Net neutrality advocates rally in front of the Federal Communications Commission (FCC)  December 13, 2017. REUTERS/Yuri Gripas

Speeds vary according to geographical locations. New Jersey, for instance, had the highest mean download speed at 121 megabits per second, while Rhode Island had the fastest upload speed at 63 mbps during the second and third quarters of 2018. Maine had the slowest mean upload speeds at 50 mps of any state.

California, which passed its own net neutrality rules in 2018, ranked 17th in downloads and 24th in uploads. (RELATED: California On The Verge Of Getting Its Own Set Of Strict Net Neutrality Rules)
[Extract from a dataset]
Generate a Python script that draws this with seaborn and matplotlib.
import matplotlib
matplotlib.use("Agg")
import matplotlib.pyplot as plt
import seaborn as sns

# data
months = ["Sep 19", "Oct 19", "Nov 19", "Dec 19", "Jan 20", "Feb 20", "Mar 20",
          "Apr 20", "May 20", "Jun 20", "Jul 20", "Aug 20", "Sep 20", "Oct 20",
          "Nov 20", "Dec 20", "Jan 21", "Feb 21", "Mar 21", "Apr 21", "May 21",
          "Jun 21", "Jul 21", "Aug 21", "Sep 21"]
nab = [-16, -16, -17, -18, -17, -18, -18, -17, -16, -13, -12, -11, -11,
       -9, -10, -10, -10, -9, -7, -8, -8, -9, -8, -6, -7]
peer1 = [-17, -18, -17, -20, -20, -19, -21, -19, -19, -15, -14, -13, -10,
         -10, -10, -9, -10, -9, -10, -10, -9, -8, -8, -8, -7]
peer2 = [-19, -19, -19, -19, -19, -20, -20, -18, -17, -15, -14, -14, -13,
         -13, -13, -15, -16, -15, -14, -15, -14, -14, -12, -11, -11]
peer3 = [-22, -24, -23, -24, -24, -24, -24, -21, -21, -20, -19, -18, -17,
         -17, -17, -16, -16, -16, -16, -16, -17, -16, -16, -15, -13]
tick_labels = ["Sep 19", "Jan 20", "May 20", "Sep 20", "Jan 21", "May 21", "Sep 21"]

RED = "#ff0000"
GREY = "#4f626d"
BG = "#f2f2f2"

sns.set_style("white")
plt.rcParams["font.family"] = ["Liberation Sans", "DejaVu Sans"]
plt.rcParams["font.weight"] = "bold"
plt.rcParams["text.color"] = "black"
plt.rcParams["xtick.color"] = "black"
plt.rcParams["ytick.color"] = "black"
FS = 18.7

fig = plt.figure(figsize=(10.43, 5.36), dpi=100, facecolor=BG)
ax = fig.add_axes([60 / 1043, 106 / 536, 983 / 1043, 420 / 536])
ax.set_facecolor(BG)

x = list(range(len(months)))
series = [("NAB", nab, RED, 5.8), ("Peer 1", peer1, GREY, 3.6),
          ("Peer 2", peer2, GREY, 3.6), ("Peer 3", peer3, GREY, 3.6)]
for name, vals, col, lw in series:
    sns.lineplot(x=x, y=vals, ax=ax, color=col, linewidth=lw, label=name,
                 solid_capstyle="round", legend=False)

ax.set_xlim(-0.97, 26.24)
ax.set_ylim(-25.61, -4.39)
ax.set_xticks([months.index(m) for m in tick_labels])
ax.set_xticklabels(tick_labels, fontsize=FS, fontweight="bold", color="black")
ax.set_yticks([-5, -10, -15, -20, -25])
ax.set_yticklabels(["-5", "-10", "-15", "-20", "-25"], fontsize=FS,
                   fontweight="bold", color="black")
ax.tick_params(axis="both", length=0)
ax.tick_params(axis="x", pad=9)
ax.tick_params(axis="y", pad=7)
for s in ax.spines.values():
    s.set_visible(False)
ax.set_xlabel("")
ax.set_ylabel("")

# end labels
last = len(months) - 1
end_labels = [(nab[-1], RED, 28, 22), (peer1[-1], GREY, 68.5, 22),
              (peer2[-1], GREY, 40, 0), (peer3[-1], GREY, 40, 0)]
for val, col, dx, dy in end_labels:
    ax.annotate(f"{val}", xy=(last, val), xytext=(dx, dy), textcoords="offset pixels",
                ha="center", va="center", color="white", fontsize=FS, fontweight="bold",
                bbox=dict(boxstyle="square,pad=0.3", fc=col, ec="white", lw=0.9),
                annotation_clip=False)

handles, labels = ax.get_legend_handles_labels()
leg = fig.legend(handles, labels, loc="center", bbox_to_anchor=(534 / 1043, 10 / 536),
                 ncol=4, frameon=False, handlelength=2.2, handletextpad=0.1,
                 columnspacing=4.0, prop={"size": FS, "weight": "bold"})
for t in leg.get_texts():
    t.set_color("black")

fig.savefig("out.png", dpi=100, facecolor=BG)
5G Mobile Networks Are Expanding At Incredible Rates

Fifth generation mobile phones are expected to improve internet speed and connections for smartphones and other devices. So-called 5G uses higher frequency waves than the current 4G LTE systems, which allow network towers to send and receive more data faster. Fifth generation is expected to be about 100 times faster than 4G, according to some reports.

“If we left it to the Title II proponents, we would have one network for which the FCC would set the price and speed, and one whose cost taxpayers would have to bear,” said Layton, a visiting scholar at American Enterprise Institute. Fifth generation’s expansion comes as the U.S. competes with the likes of Chinese companies Huawei and ZTE, both of which are building such networks at neck-snapping rates.
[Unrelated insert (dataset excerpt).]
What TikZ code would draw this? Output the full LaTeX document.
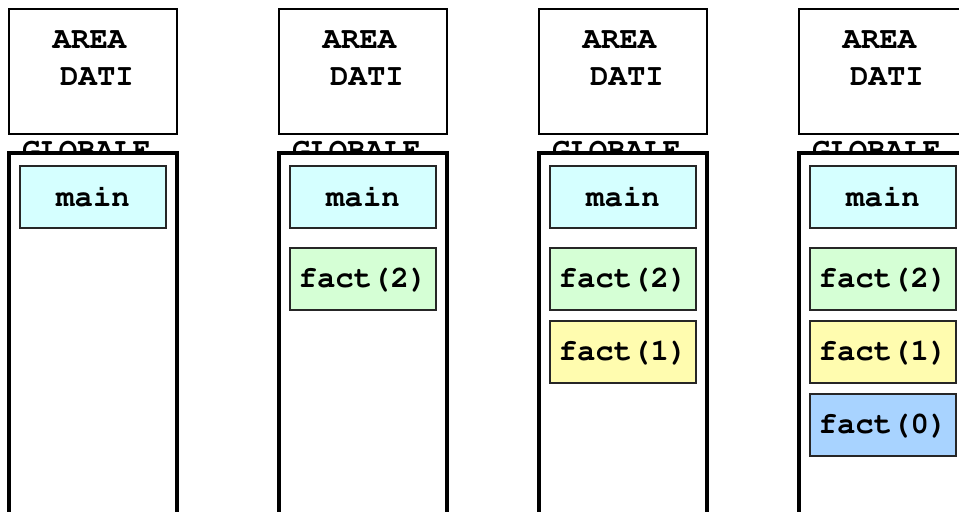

Huawei and ZTE’s heft in the field threatens to overturn the U.S. dominance in telecommunications. China outspent the U.S. on 5G buildup by $24 billion and has built 350,000 new wireless towers since 2015, according to a report Deloitte Consulting published in 2018. The U.S. has built just 30,000 in the same time.

Tech Researchers Say Dinging Net Neutrality Increased Investment

“Title II and similar public utility regulation, however, has a well-documented history of impeding investment, stifling innovation and increasing prices. We should not want the internet to suffer the same fate as our potholed roads, decaying electric grid and overburdened airports,” former FCC Chairman Michael Powell said in a March 19 USA Today editorial. He is now the president and CEO of NCTA, a trade association representing the internet and television association.

Powell was referring to investments he said are needed to keep the U.S. on pace with China in the race to buildup 5G. Network investment declined for two straight years when the Obama-era FCC initiated net neutrality in 2015, the first time that had happened outside of a recession in the broadband era, according to a 2018 report from the FCC.

Net neutrality advocates rally in front of the Federal Communications Commission (FCC) December 13, 2017. REUTERS/Yuri Gripas

The report pointed at VTel, a small Internet service provider based in Vermont, as one recent success story to come from repeal.

VTel “committed $4 million to purchase equipment and services from Ericsson to upgrade its LTE core to enable voice roaming and Wi-Fi calling to all our Vermont rural subscribers and to simultaneously begin rolling out faster mobile broadband that will start our transition to 5G,” the company wrote to Congress in May 2018, citing Pai’s policy prescriptions as a reason for VTel’s success.

“The Internet hasn’t come crashing down,”Joe Kane, a tech researcher at free market group R-Street, told TheDCNF. But things could go south, he added, referring to Democratic lawmakers who are searching for ways to nullify Pai’s move to rollback net neutrality. “That’s basically the worst of all worlds because it saddles us with the morass of Title II without even ending the ping-pong and settling the question once and for all by enshrining the rules in law.”

House Speaker Nancy Pelosi introduced the “Save The Internet Act of 2019” was formally introduced in March at a press conference on Capitol Hill.

A bill to reinstate Net Neutrality passed the Senate 52-47 in May, but the Republican-controlled House refused to move on the bill. Democrats regained control of the House in November 2018, while Republicans have increased their majority in the Senate, but the legislation is still unlikely to be able to achieve veto-proof majorities even if it passes both houses.